__Stated exercise__: Copy out the listing that follows, exact in every word, and skip the images.

__Provided data__:
---

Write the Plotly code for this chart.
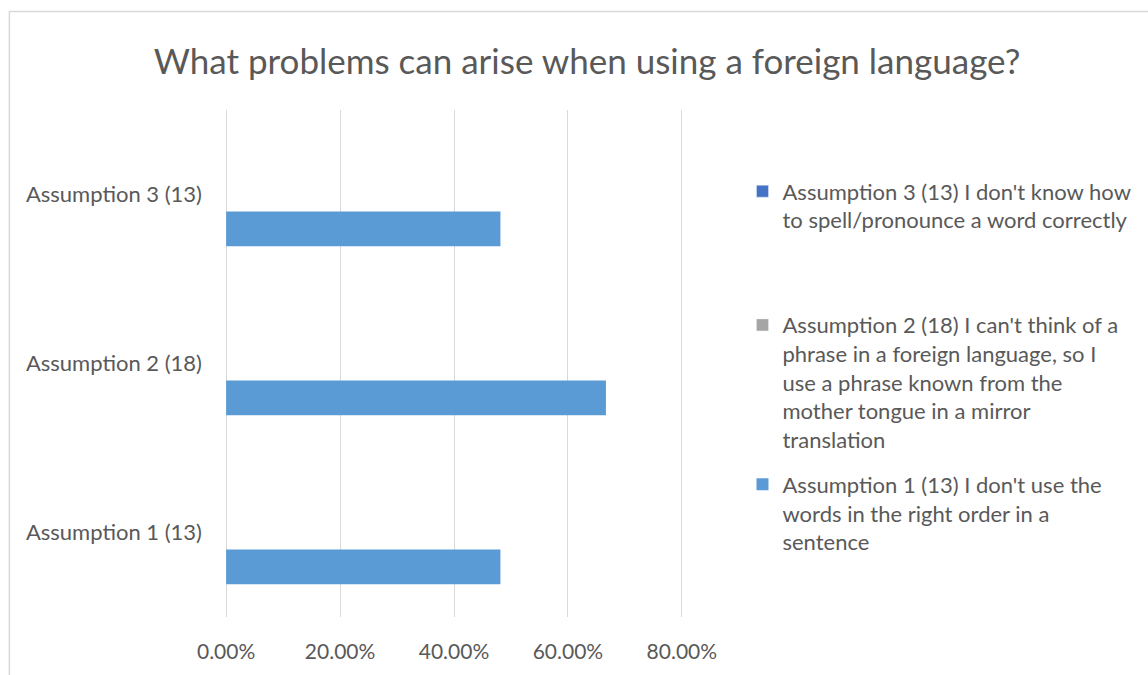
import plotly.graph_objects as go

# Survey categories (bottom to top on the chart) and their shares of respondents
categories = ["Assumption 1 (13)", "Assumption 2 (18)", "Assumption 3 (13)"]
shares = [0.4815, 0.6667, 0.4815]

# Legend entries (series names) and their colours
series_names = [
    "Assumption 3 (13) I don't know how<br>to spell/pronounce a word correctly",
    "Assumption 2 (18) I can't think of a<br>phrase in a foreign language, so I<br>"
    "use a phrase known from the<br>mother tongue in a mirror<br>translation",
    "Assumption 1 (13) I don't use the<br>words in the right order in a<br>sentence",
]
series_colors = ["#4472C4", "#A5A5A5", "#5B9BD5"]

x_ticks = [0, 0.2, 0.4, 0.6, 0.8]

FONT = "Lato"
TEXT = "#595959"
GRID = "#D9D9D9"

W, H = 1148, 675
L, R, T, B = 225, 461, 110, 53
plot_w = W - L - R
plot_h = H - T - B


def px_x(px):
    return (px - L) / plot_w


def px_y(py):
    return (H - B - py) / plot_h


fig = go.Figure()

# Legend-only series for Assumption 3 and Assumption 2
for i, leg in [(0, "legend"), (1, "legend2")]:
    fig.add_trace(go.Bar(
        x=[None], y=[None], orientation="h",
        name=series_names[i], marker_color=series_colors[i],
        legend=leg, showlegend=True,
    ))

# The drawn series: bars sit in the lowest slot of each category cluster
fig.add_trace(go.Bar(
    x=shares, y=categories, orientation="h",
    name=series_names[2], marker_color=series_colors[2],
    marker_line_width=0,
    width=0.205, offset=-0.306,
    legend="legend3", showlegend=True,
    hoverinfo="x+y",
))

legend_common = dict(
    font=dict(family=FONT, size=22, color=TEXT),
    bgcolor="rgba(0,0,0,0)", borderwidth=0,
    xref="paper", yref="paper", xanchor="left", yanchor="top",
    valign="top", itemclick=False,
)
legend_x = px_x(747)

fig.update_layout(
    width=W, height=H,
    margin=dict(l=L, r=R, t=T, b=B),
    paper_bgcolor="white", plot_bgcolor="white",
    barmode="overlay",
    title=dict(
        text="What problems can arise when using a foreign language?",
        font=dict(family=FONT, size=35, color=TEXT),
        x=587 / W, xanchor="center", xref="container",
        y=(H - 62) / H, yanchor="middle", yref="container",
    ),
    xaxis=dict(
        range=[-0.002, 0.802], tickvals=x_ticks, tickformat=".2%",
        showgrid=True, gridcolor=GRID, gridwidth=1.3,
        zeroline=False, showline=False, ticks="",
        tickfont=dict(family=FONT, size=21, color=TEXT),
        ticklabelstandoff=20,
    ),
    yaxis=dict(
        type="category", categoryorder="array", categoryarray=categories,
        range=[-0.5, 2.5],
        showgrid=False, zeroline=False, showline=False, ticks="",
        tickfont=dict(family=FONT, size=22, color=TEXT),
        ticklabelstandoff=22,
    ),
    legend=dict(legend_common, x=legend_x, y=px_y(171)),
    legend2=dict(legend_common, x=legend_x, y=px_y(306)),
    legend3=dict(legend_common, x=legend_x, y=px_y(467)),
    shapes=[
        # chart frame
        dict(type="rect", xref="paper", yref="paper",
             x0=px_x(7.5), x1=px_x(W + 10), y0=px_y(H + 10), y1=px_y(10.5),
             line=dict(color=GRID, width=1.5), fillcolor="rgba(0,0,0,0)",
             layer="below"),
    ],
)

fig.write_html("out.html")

---

__The response__:
Write the Plotly code for this chart.
import plotly.graph_objects as go

# Survey categories (bottom to top on the chart) and their shares of respondents
categories = ["Assumption 1 (13)", "Assumption 2 (18)", "Assumption 3 (13)"]
shares = [0.4815, 0.6667, 0.4815]

# Legend entries (series names) and their colours
series_names = [
    "Assumption 3 (13) I don't know how<br>to spell/pronounce a word correctly",
    "Assumption 2 (18) I can't think of a<br>phrase in a foreign language, so I<br>"
    "use a phrase known from the<br>mother tongue in a mirror<br>translation",
    "Assumption 1 (13) I don't use the<br>words in the right order in a<br>sentence",
]
series_colors = ["#4472C4", "#A5A5A5", "#5B9BD5"]

x_ticks = [0, 0.2, 0.4, 0.6, 0.8]

FONT = "Lato"
TEXT = "#595959"
GRID = "#D9D9D9"

W, H = 1148, 675
L, R, T, B = 225, 461, 110, 53
plot_w = W - L - R
plot_h = H - T - B


def px_x(px):
    return (px - L) / plot_w


def px_y(py):
    return (H - B - py) / plot_h


fig = go.Figure()

# Legend-only series for Assumption 3 and Assumption 2
for i, leg in [(0, "legend"), (1, "legend2")]:
    fig.add_trace(go.Bar(
        x=[None], y=[None], orientation="h",
        name=series_names[i], marker_color=series_colors[i],
        legend=leg, showlegend=True,
    ))

# The drawn series: bars sit in the lowest slot of each category cluster
fig.add_trace(go.Bar(
    x=shares, y=categories, orientation="h",
    name=series_names[2], marker_color=series_colors[2],
    marker_line_width=0,
    width=0.205, offset=-0.306,
    legend="legend3", showlegend=True,
    hoverinfo="x+y",
))

legend_common = dict(
    font=dict(family=FONT, size=22, color=TEXT),
    bgcolor="rgba(0,0,0,0)", borderwidth=0,
    xref="paper", yref="paper", xanchor="left", yanchor="top",
    valign="top", itemclick=False,
)
legend_x = px_x(747)

fig.update_layout(
    width=W, height=H,
    margin=dict(l=L, r=R, t=T, b=B),
    paper_bgcolor="white", plot_bgcolor="white",
    barmode="overlay",
    title=dict(
        text="What problems can arise when using a foreign language?",
        font=dict(family=FONT, size=35, color=TEXT),
        x=587 / W, xanchor="center", xref="container",
        y=(H - 62) / H, yanchor="middle", yref="container",
    ),
    xaxis=dict(
        range=[-0.002, 0.802], tickvals=x_ticks, tickformat=".2%",
        showgrid=True, gridcolor=GRID, gridwidth=1.3,
        zeroline=False, showline=False, ticks="",
        tickfont=dict(family=FONT, size=21, color=TEXT),
        ticklabelstandoff=20,
    ),
    yaxis=dict(
        type="category", categoryorder="array", categoryarray=categories,
        range=[-0.5, 2.5],
        showgrid=False, zeroline=False, showline=False, ticks="",
        tickfont=dict(family=FONT, size=22, color=TEXT),
        ticklabelstandoff=22,
    ),
    legend=dict(legend_common, x=legend_x, y=px_y(171)),
    legend2=dict(legend_common, x=legend_x, y=px_y(306)),
    legend3=dict(legend_common, x=legend_x, y=px_y(467)),
    shapes=[
        # chart frame
        dict(type="rect", xref="paper", yref="paper",
             x0=px_x(7.5), x1=px_x(W + 10), y0=px_y(H + 10), y1=px_y(10.5),
             line=dict(color=GRID, width=1.5), fillcolor="rgba(0,0,0,0)",
             layer="below"),
    ],
)

fig.write_html("out.html")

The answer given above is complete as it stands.